Gather all lines in the entries that include the word "draw".
======== Given records
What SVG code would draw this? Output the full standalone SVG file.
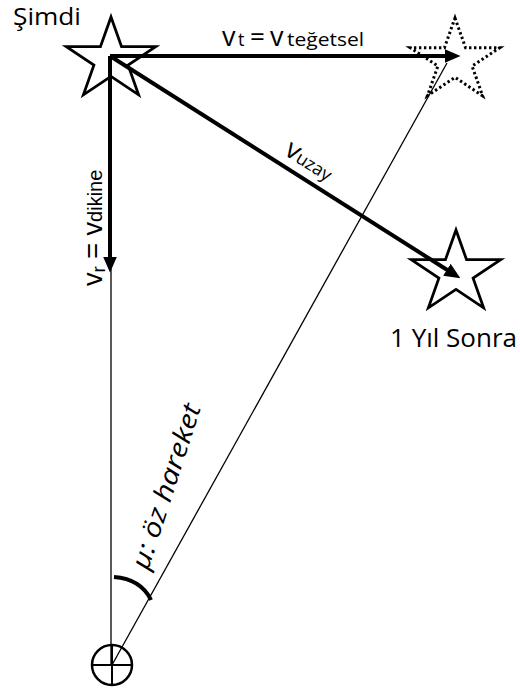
================
======== Given records
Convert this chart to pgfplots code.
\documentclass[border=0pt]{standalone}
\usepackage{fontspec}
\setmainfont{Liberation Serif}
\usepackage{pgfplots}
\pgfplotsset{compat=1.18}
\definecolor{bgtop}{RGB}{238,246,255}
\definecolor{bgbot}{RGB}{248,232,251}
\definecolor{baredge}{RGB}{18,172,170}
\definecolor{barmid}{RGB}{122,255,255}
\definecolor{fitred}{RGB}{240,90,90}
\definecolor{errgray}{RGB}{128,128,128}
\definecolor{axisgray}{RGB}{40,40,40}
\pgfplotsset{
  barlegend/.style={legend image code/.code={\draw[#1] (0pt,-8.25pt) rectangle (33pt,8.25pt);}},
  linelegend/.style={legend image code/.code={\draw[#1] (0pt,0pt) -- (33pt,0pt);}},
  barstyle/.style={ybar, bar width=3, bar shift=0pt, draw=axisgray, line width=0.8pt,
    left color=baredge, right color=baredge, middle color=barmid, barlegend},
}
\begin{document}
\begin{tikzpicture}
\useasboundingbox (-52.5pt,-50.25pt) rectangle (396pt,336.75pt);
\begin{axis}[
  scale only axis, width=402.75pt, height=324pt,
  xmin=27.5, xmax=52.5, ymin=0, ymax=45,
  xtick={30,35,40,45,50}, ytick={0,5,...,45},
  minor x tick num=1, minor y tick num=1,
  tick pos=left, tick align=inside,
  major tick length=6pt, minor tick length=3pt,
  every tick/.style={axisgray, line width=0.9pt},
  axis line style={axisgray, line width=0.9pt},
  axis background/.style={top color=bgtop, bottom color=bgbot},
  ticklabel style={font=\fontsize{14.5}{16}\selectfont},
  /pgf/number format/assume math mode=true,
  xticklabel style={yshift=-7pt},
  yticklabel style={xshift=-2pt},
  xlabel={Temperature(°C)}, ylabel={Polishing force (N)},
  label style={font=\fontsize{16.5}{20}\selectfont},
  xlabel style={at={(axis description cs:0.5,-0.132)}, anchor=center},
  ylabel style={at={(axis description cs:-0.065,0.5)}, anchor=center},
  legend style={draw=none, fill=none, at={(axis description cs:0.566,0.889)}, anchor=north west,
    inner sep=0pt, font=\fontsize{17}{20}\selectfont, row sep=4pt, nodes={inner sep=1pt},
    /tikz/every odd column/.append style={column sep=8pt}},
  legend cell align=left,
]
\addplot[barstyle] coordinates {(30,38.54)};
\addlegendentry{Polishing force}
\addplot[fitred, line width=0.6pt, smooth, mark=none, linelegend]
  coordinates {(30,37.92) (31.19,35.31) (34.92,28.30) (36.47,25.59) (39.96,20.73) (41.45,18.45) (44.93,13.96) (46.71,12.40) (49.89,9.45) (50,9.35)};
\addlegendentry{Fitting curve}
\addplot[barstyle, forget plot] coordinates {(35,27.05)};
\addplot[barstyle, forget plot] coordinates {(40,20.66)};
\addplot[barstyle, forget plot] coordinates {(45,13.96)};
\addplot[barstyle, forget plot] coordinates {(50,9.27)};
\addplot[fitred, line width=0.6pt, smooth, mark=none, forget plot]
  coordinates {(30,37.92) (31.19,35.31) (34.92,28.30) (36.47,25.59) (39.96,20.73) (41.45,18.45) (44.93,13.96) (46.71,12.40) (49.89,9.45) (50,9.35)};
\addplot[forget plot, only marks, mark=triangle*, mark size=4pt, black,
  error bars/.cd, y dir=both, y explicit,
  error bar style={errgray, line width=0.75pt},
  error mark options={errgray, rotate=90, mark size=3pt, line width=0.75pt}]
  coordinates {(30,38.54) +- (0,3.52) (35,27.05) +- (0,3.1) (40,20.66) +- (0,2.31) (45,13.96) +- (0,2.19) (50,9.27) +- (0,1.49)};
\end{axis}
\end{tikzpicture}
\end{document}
================
## Task answer
What SVG code would draw this? Output the full standalone SVG file.
  barlegend/.style={legend image code/.code={\draw[#1] (0pt,-8.25pt) rectangle (33pt,8.25pt);}},
  linelegend/.style={legend image code/.code={\draw[#1] (0pt,0pt) -- (33pt,0pt);}},
  barstyle/.style={ybar, bar width=3, bar shift=0pt, draw=axisgray, line width=0.8pt,
  legend style={draw=none, fill=none, at={(axis description cs:0.566,0.889)}, anchor=north west,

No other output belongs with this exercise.